--- start of INFORMATION PROVIDED ---
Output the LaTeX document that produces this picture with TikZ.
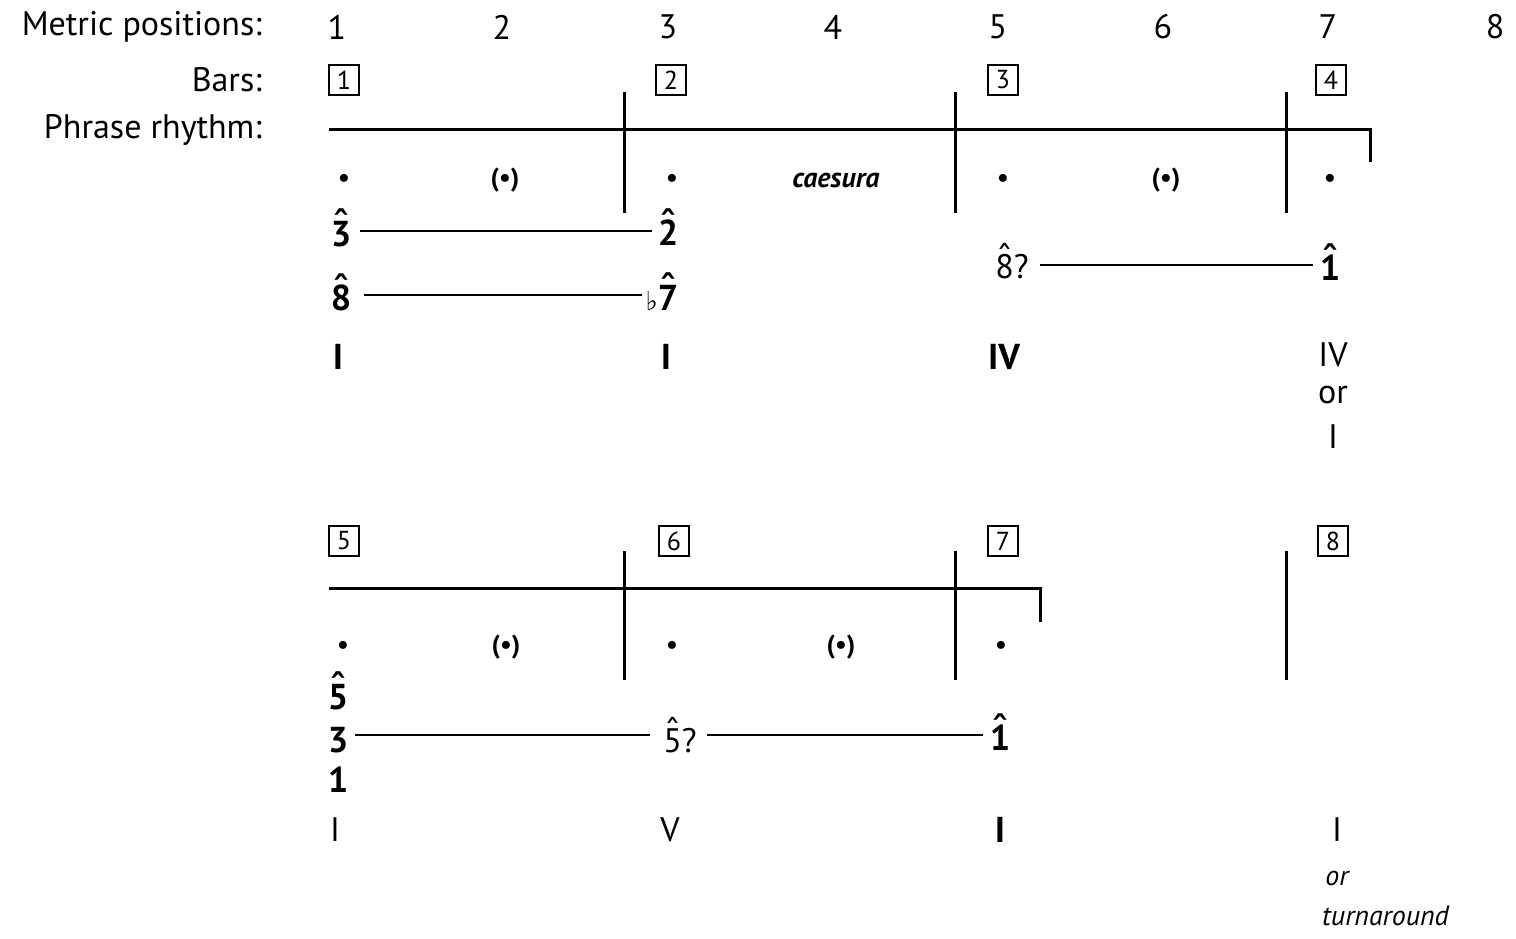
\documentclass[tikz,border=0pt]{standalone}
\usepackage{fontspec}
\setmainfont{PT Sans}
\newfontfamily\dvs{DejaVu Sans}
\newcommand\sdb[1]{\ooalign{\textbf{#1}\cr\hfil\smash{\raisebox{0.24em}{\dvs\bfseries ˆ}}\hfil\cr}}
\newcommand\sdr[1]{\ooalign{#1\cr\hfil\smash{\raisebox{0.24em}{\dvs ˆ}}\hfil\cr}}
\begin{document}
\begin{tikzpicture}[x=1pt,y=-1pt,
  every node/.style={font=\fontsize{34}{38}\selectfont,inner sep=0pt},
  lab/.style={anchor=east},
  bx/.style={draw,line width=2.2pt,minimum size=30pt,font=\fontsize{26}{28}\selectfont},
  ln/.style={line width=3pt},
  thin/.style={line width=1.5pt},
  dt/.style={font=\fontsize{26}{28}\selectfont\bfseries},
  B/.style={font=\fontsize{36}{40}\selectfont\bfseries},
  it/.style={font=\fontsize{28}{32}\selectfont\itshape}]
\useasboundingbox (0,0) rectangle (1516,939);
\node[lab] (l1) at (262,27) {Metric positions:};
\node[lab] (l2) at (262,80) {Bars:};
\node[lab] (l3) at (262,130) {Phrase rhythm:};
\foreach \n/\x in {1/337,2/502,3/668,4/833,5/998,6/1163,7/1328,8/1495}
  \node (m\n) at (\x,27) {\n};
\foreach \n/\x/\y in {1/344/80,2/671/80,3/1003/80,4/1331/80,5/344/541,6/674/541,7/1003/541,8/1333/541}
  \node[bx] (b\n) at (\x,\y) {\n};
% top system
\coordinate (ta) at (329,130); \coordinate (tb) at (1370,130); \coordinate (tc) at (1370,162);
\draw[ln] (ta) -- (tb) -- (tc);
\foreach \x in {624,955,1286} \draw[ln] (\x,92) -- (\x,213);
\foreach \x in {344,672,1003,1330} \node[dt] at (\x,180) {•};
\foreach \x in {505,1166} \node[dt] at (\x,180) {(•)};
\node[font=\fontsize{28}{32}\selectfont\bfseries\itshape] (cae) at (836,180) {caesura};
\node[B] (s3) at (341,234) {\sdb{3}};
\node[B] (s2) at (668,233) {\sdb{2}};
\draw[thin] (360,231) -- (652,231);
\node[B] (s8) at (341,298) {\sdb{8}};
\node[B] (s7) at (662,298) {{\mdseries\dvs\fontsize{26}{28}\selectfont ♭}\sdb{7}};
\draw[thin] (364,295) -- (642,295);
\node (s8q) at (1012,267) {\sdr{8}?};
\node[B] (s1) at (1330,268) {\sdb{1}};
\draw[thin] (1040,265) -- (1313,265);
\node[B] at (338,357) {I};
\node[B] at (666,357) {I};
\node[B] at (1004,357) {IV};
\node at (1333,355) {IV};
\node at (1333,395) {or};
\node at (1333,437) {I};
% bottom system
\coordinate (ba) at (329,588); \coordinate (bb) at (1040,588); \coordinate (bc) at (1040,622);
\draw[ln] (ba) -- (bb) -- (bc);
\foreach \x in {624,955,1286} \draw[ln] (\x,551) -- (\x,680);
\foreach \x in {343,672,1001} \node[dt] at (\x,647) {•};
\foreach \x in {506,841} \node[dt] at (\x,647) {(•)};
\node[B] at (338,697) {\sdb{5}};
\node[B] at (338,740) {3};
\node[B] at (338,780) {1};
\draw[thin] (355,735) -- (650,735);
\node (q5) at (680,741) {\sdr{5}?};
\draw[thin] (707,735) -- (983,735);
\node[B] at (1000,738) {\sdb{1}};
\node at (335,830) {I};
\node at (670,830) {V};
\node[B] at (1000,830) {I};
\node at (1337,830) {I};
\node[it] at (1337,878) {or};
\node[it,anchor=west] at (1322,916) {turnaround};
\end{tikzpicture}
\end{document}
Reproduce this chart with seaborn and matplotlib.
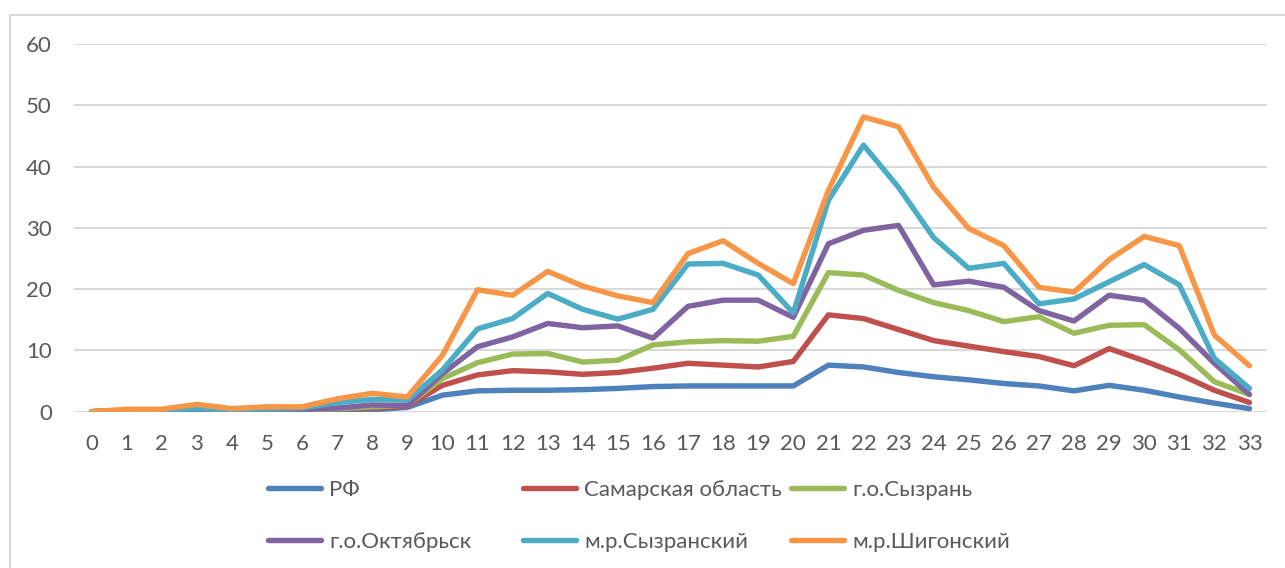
--- end of INFORMATION PROVIDED ---
TASK PROMPT: Out of the records, collect only those lines that contain the string "this".

FINAL ANSWER:
Output the LaTeX document that produces this picture with TikZ.
Reproduce this chart with seaborn and matplotlib.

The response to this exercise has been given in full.